Taming the Content Beast

Jasmine Butler Burnham

Marketing Manager

The Financial Services Forum

Content is hot. Suddenly, everyone has woken up to its potential as a tool for sales and brand loyalty. What’s behind the rush to content marketing – and how can it work for financial services?
“We’re all about to be buried in crap.”
This recent posting on the topic of content marketing sounds like the start of a backlash. In fact, it came from an agency dedicated to content marketing.
It was a somewhat apocalyptic warning that, in the rush to capture customers through compelling content, marketers risk overwhelming the talent available to produce it – leading to sub-standard material that will turn off audiences in their millions.
It’s undeniable that a content tsunami is building. According to Econsultancy research, 90% of brand marketers expect content marketing to become more important over the next year.
More and more brands are cottoning on to the diminishing returns offered by traditional advertising, in an age where consumers can get all the ‘buying information’ they need through smartphones and other devices. Building a genuine connection through valuable, relevant content is the new holy grail of marketing.
As content marketing guru Joe Pulizzi puts it: “Unfortunately, a great product or service is just the start. Since the majority of the buying journey happens before consumers ever contact us, we’d better be delivering amazing information, or we will never be part of the buying equation.”
That has particular relevance to financial institutions as they struggle to rebuild relationships with customers. Finance is the least trusted industry across the world, according to the latest ‘trust barometer’ published by Edelman, with just 22% of UK consumers prepared to put their faith in banks and financial services.
Integrity and good products and services are seen as important by the public in re-establishing trust, Edelman reveals – but the top factor is a readiness to engage.
With that in mind, many major finance players are already turning to content. But what form should this content take? For a start, it shouldn’t be self-serving stuff about the brand itself.
“We need to realise that customers don’t care about us, our products or services. They care about themselves,” Joe Pulizzi told Argent. “So we must deliver the best information on the planet to get their attention.” He cites with approval the ‘thought leadership’ material of companies such as IBM and Deloitte.
But even the best information on the planet isn’t enough in itself. It needs to have a purpose – allowing the brand to occupy its niche with authority.
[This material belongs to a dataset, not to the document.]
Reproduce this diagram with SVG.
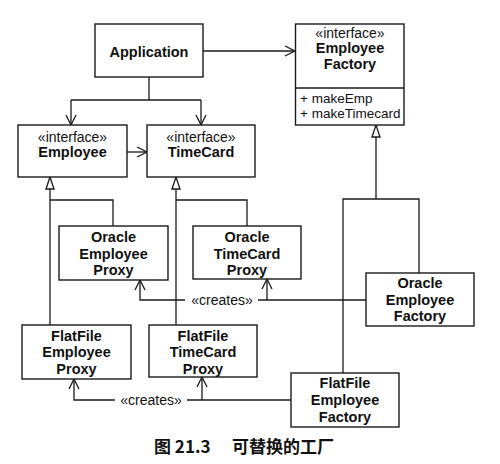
<svg xmlns="http://www.w3.org/2000/svg" width="500" height="464" viewBox="0 0 500 464">
<defs>
<style>
.box{fill:#fff;stroke:#1a1a1a;stroke-width:1.4}
.b{font-family:"Liberation Sans",Arial,sans-serif;font-weight:bold;font-size:14.5px;fill:#111;text-anchor:middle}
.r{font-family:"Liberation Sans",Arial,sans-serif;font-size:14px;fill:#111;text-anchor:middle}
.m{font-family:"Liberation Sans",Arial,sans-serif;font-size:13.5px;fill:#111}
.ln{fill:none;stroke:#1a1a1a;stroke-width:1.3}
.cap{font-family:"Noto Sans CJK SC",sans-serif;font-size:17px;font-weight:bold;fill:#111}
</style>
<marker id="open" viewBox="0 0 12 12" refX="11" refY="6" markerWidth="12" markerHeight="12" markerUnits="userSpaceOnUse" orient="auto">
<path d="M1,1 L11,6 L1,11" fill="none" stroke="#1a1a1a" stroke-width="1.3"/>
</marker>
<marker id="tri" viewBox="0 0 14 12" refX="13" refY="6" markerWidth="14" markerHeight="12" markerUnits="userSpaceOnUse" orient="auto">
<path d="M1,2 L13,6 L1,10 Z" fill="#fff" stroke="#1a1a1a" stroke-width="1.3"/>
</marker>
</defs>
<rect width="500" height="464" fill="#fff"/>

<g id="connectors">
<path class="ln" d="M203,51 H295" marker-end="url(#open)"/>
<path class="ln" d="M149,77 V100"/>
<path class="ln" d="M71,100 H201"/>
<path class="ln" d="M71,100 V125" marker-end="url(#open)"/>
<path class="ln" d="M201,100 V125" marker-end="url(#open)"/>
<path class="ln" d="M127,152 H147" marker-end="url(#open)"/>
<path class="ln" d="M50,325 V177" marker-end="url(#tri)"/>
<path class="ln" d="M50,200 H113 V226"/>
<path class="ln" d="M176,325 V177" marker-end="url(#tri)"/>
<path class="ln" d="M176,200 H247 V226"/>
<path class="ln" d="M376,199 V125" marker-end="url(#tri)"/>
<path class="ln" d="M343,373 V199 H419 V273"/>
<path class="ln" d="M366,300 H258"/>
<path class="ln" d="M185,300 H140 V280" marker-end="url(#open)"/>
<path class="ln" d="M267,300 V279" marker-end="url(#open)"/>
<text class="r" x="222" y="305">«creates»</text>
<path class="ln" d="M291,400 H187"/>
<path class="ln" d="M115,400 H74 V379" marker-end="url(#open)"/>
<path class="ln" d="M202,400 V377" marker-end="url(#open)"/>
<text class="r" x="151" y="405">«creates»</text>
</g>

<g id="application">
<rect class="box" x="95" y="24" width="108" height="53"/>
<text class="b" x="149" y="57">Application</text>
</g>

<g id="employee-factory">
<rect class="box" x="295.5" y="24" width="108.5" height="101"/>
<line class="ln" x1="295.5" y1="88" x2="404" y2="88"/>
<text class="r" x="350" y="37.5">«interface»</text>
<text class="b" x="350" y="53">Employee</text>
<text class="b" x="350" y="69">Factory</text>
<text class="m" x="300" y="103">+ makeEmp</text>
<text class="m" x="300" y="118">+ makeTimecard</text>
</g>

<g id="employee">
<rect class="box" x="18" y="125" width="109" height="52"/>
<text class="r" x="72.5" y="141.5">«interface»</text>
<text class="b" x="72.5" y="157">Employee</text>
</g>

<g id="timecard">
<rect class="box" x="147" y="125" width="108" height="52"/>
<text class="r" x="201" y="141.5">«interface»</text>
<text class="b" x="201" y="157">TimeCard</text>
</g>

<g id="oracle-employee-proxy">
<rect class="box" x="59" y="226" width="109" height="54"/>
<text class="b" x="113.5" y="242">Oracle</text>
<text class="b" x="113.5" y="259">Employee</text>
<text class="b" x="113.5" y="275">Proxy</text>
</g>

<g id="oracle-timecard-proxy">
<rect class="box" x="193" y="226" width="108" height="53"/>
<text class="b" x="247" y="242">Oracle</text>
<text class="b" x="247" y="259">TimeCard</text>
<text class="b" x="247" y="275">Proxy</text>
</g>

<g id="oracle-employee-factory">
<rect class="box" x="366" y="273" width="108" height="53"/>
<text class="b" x="420" y="288">Oracle</text>
<text class="b" x="420" y="305">Employee</text>
<text class="b" x="420" y="321">Factory</text>
</g>

<g id="flatfile-employee-proxy">
<rect class="box" x="22" y="325" width="109" height="54"/>
<text class="b" x="76.5" y="341">FlatFile</text>
<text class="b" x="76.5" y="357">Employee</text>
<text class="b" x="76.5" y="374">Proxy</text>
</g>

<g id="flatfile-timecard-proxy">
<rect class="box" x="149" y="325" width="108" height="52"/>
<text class="b" x="203" y="341">FlatFile</text>
<text class="b" x="203" y="357">TimeCard</text>
<text class="b" x="203" y="374">Proxy</text>
</g>

<g id="flatfile-employee-factory">
<rect class="box" x="291" y="373" width="108" height="54"/>
<text class="b" x="345" y="388">FlatFile</text>
<text class="b" x="345" y="405">Employee</text>
<text class="b" x="345" y="422">Factory</text>
</g>

<text class="cap" y="453"><tspan x="154">图 21.3</tspan><tspan x="232">可替换的工厂</tspan></text>
</svg>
And given the multitude of today’s content platforms – online, social media, mobile, video, face-to-face, email and print – it has to be coordinated.
“We often see that content approaches across these channels are fragmented. Driven by departmental silos, there is no single ‘content plan’ or view,” says Caspian Woods of Editions Financial, a specialist in content marketing for finance brands.
“Content is then created and recreated, which racks up costs. The result is mixed messages, and missed campaign and brand strategy goals.”
If that sounds obvious, it has yet to be recognised by many marketers: 63% of brands admit they don’t yet have a content marketing strategy.
Clare Hill, Managing Director of industry body, the Content Marketing Association, says strategy should start with story. “Once you’ve defined the brand’s story, you look at which channels you’re going to use to distribute it.
“It’s the opposite of traditional marketing, which is my background. There, it was almost done backwards – you would start with your turnover target and your budget, and then decide how to divide that between radio, TV and so on.”
Woods offers an aid to strategy formulation: a ‘content engagement funnel’, allowing brands to map out the ideal journey of their customers across each channel.
The journey moves from the initial hooking of consumers’ attention – perhaps through thought leadership pieces – to engagement in richer media channels such as ezines and video. Customers then move on to interact through social media, events or one-to-one contact.
This builds return on investment. “A significant benefit of plotting a journey is that marketing effectiveness is no longer judged solely in terms of activity levels, such as ‘likes’ or ‘click-throughs’, but the extent to which they drive action and revenue to the bottom line,” Woods explains.
Hill concurs: “The key differential between traditional marketing disciplines and content marketing is that measurement is quite easy in our world. In many cases it enables you to identify sales conversions, if that’s the objective.”
Once the strategy is in place, a commitment to the long haul is critical. “Brands need to deliver content consistently and have a long-term time horizon,” Pulizzi declares. “Content is a promise to customers, and your credibility happens one piece of content at a time.”
It’s clear that such a commitment won’t be misjudged: content marketing isn’t going away any time soon. Clare Hill points to the contrast between the decline of newsstand magazines and the fortunes of content marketing publications: the biggest-circulation UK magazines are now produced by Tesco and Asda.
As for the predicted tide of crap, the solution is to set yourself apart by using professionals, Hill adds. “The majority of people in the content marketing industry are ex-journalists. They know how to formulate a good story, and they’re applying those principles in a marketing capacity.
“As Steve Jobs said, ‘The best people are the ones who understand content’.”